(Exercise brief): Without the pictures, set down every line of the data exactly.

***** Dataset excerpt *****

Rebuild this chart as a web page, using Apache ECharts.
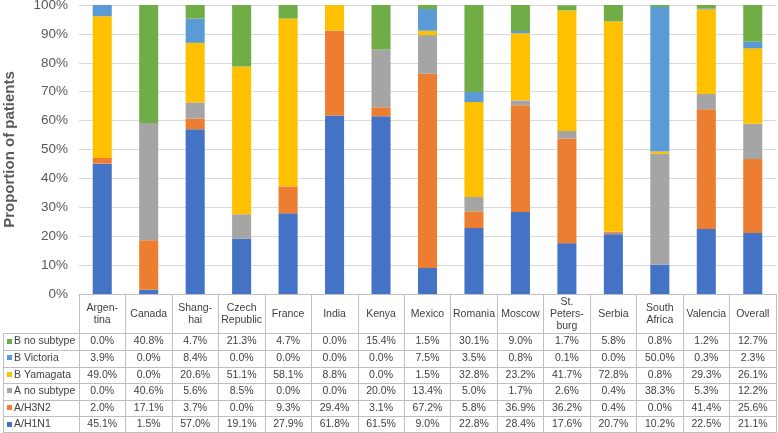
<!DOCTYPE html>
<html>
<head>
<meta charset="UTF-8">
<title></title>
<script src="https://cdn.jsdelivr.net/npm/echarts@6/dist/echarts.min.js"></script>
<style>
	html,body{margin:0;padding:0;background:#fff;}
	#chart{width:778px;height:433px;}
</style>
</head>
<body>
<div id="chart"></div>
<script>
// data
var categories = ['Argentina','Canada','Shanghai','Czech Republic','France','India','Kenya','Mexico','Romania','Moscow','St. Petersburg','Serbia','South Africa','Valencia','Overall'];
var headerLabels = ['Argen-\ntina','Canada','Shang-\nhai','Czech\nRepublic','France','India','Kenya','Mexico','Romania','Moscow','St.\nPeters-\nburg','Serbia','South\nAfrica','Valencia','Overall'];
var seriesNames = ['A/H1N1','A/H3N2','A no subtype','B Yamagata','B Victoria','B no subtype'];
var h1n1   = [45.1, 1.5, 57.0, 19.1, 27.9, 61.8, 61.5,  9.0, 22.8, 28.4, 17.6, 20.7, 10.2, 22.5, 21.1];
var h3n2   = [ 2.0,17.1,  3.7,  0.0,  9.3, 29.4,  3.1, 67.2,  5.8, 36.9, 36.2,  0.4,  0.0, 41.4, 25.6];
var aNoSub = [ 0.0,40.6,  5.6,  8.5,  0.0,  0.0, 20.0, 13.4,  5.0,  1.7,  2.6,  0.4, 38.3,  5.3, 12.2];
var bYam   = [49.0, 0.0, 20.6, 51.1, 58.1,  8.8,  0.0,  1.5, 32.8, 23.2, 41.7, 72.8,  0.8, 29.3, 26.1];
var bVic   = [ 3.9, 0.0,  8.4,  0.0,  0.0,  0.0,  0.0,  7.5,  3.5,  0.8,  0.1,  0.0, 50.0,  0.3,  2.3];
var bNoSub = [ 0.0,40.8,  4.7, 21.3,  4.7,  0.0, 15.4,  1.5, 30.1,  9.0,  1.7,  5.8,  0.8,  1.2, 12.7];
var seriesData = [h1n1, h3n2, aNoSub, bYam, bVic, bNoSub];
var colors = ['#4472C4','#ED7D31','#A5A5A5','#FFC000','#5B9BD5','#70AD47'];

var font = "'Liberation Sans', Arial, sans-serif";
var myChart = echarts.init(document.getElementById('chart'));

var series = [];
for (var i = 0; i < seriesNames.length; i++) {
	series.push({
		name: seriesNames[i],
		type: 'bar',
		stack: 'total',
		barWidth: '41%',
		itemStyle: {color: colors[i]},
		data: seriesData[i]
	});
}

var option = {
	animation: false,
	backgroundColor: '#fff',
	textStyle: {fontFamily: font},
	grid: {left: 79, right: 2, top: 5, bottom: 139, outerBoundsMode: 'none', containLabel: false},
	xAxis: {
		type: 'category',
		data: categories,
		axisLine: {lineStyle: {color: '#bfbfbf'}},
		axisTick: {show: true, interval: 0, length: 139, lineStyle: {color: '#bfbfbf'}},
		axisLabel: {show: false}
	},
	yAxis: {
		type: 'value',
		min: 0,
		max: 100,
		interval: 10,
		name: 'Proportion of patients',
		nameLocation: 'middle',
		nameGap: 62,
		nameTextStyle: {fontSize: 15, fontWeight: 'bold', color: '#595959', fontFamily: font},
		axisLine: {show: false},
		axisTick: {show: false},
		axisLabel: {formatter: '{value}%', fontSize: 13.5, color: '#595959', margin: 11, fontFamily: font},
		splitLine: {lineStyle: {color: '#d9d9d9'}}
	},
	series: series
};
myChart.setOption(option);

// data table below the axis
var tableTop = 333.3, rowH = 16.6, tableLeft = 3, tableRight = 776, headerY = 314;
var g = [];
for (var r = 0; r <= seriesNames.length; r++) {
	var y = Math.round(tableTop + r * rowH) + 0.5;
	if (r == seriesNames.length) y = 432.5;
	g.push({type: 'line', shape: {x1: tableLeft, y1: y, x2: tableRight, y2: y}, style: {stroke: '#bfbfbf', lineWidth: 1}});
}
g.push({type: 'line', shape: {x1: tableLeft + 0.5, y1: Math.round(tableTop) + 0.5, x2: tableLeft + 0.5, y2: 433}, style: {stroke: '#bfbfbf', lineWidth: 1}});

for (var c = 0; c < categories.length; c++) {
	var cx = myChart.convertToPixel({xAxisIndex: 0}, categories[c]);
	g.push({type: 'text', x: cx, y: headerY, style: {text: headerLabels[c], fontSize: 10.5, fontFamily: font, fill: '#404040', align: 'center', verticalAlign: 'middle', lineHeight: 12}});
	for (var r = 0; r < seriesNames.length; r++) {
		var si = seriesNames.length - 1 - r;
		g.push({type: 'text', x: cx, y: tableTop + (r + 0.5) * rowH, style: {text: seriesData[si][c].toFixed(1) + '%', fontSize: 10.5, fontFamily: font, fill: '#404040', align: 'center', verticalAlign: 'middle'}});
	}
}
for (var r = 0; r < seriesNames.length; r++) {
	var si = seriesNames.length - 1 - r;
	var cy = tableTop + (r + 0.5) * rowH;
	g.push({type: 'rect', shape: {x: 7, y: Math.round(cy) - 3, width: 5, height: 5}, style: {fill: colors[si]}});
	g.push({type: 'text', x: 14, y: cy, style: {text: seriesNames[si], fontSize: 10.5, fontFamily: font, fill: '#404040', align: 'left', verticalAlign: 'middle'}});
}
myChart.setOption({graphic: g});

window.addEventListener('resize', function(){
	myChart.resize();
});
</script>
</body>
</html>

*****

(Result for this task):
Rebuild this chart as a web page, using Apache ECharts.
<!DOCTYPE html>
<html>
<head>
<meta charset="UTF-8">
<title></title>
<script src="https://cdn.jsdelivr.net/npm/echarts@6/dist/echarts.min.js"></script>
<style>
	html,body{margin:0;padding:0;background:#fff;}
	#chart{width:778px;height:433px;}
</style>
</head>
<body>
<div id="chart"></div>
<script>
// data
var categories = ['Argentina','Canada','Shanghai','Czech Republic','France','India','Kenya','Mexico','Romania','Moscow','St. Petersburg','Serbia','South Africa','Valencia','Overall'];
var headerLabels = ['Argen-\ntina','Canada','Shang-\nhai','Czech\nRepublic','France','India','Kenya','Mexico','Romania','Moscow','St.\nPeters-\nburg','Serbia','South\nAfrica','Valencia','Overall'];
var seriesNames = ['A/H1N1','A/H3N2','A no subtype','B Yamagata','B Victoria','B no subtype'];
var h1n1   = [45.1, 1.5, 57.0, 19.1, 27.9, 61.8, 61.5,  9.0, 22.8, 28.4, 17.6, 20.7, 10.2, 22.5, 21.1];
var h3n2   = [ 2.0,17.1,  3.7,  0.0,  9.3, 29.4,  3.1, 67.2,  5.8, 36.9, 36.2,  0.4,  0.0, 41.4, 25.6];
var aNoSub = [ 0.0,40.6,  5.6,  8.5,  0.0,  0.0, 20.0, 13.4,  5.0,  1.7,  2.6,  0.4, 38.3,  5.3, 12.2];
var bYam   = [49.0, 0.0, 20.6, 51.1, 58.1,  8.8,  0.0,  1.5, 32.8, 23.2, 41.7, 72.8,  0.8, 29.3, 26.1];
var bVic   = [ 3.9, 0.0,  8.4,  0.0,  0.0,  0.0,  0.0,  7.5,  3.5,  0.8,  0.1,  0.0, 50.0,  0.3,  2.3];
var bNoSub = [ 0.0,40.8,  4.7, 21.3,  4.7,  0.0, 15.4,  1.5, 30.1,  9.0,  1.7,  5.8,  0.8,  1.2, 12.7];
var seriesData = [h1n1, h3n2, aNoSub, bYam, bVic, bNoSub];
var colors = ['#4472C4','#ED7D31','#A5A5A5','#FFC000','#5B9BD5','#70AD47'];

var font = "'Liberation Sans', Arial, sans-serif";
var myChart = echarts.init(document.getElementById('chart'));

var series = [];
for (var i = 0; i < seriesNames.length; i++) {
	series.push({
		name: seriesNames[i],
		type: 'bar',
		stack: 'total',
		barWidth: '41%',
		itemStyle: {color: colors[i]},
		data: seriesData[i]
	});
}

var option = {
	animation: false,
	backgroundColor: '#fff',
	textStyle: {fontFamily: font},
	grid: {left: 79, right: 2, top: 5, bottom: 139, outerBoundsMode: 'none', containLabel: false},
	xAxis: {
		type: 'category',
		data: categories,
		axisLine: {lineStyle: {color: '#bfbfbf'}},
		axisTick: {show: true, interval: 0, length: 139, lineStyle: {color: '#bfbfbf'}},
		axisLabel: {show: false}
	},
	yAxis: {
		type: 'value',
		min: 0,
		max: 100,
		interval: 10,
		name: 'Proportion of patients',
		nameLocation: 'middle',
		nameGap: 62,
		nameTextStyle: {fontSize: 15, fontWeight: 'bold', color: '#595959', fontFamily: font},
		axisLine: {show: false},
		axisTick: {show: false},
		axisLabel: {formatter: '{value}%', fontSize: 13.5, color: '#595959', margin: 11, fontFamily: font},
		splitLine: {lineStyle: {color: '#d9d9d9'}}
	},
	series: series
};
myChart.setOption(option);

// data table below the axis
var tableTop = 333.3, rowH = 16.6, tableLeft = 3, tableRight = 776, headerY = 314;
var g = [];
for (var r = 0; r <= seriesNames.length; r++) {
	var y = Math.round(tableTop + r * rowH) + 0.5;
	if (r == seriesNames.length) y = 432.5;
	g.push({type: 'line', shape: {x1: tableLeft, y1: y, x2: tableRight, y2: y}, style: {stroke: '#bfbfbf', lineWidth: 1}});
}
g.push({type: 'line', shape: {x1: tableLeft + 0.5, y1: Math.round(tableTop) + 0.5, x2: tableLeft + 0.5, y2: 433}, style: {stroke: '#bfbfbf', lineWidth: 1}});

for (var c = 0; c < categories.length; c++) {
	var cx = myChart.convertToPixel({xAxisIndex: 0}, categories[c]);
	g.push({type: 'text', x: cx, y: headerY, style: {text: headerLabels[c], fontSize: 10.5, fontFamily: font, fill: '#404040', align: 'center', verticalAlign: 'middle', lineHeight: 12}});
	for (var r = 0; r < seriesNames.length; r++) {
		var si = seriesNames.length - 1 - r;
		g.push({type: 'text', x: cx, y: tableTop + (r + 0.5) * rowH, style: {text: seriesData[si][c].toFixed(1) + '%', fontSize: 10.5, fontFamily: font, fill: '#404040', align: 'center', verticalAlign: 'middle'}});
	}
}
for (var r = 0; r < seriesNames.length; r++) {
	var si = seriesNames.length - 1 - r;
	var cy = tableTop + (r + 0.5) * rowH;
	g.push({type: 'rect', shape: {x: 7, y: Math.round(cy) - 3, width: 5, height: 5}, style: {fill: colors[si]}});
	g.push({type: 'text', x: 14, y: cy, style: {text: seriesNames[si], fontSize: 10.5, fontFamily: font, fill: '#404040', align: 'left', verticalAlign: 'middle'}});
}
myChart.setOption({graphic: g});

window.addEventListener('resize', function(){
	myChart.resize();
});
</script>
</body>
</html>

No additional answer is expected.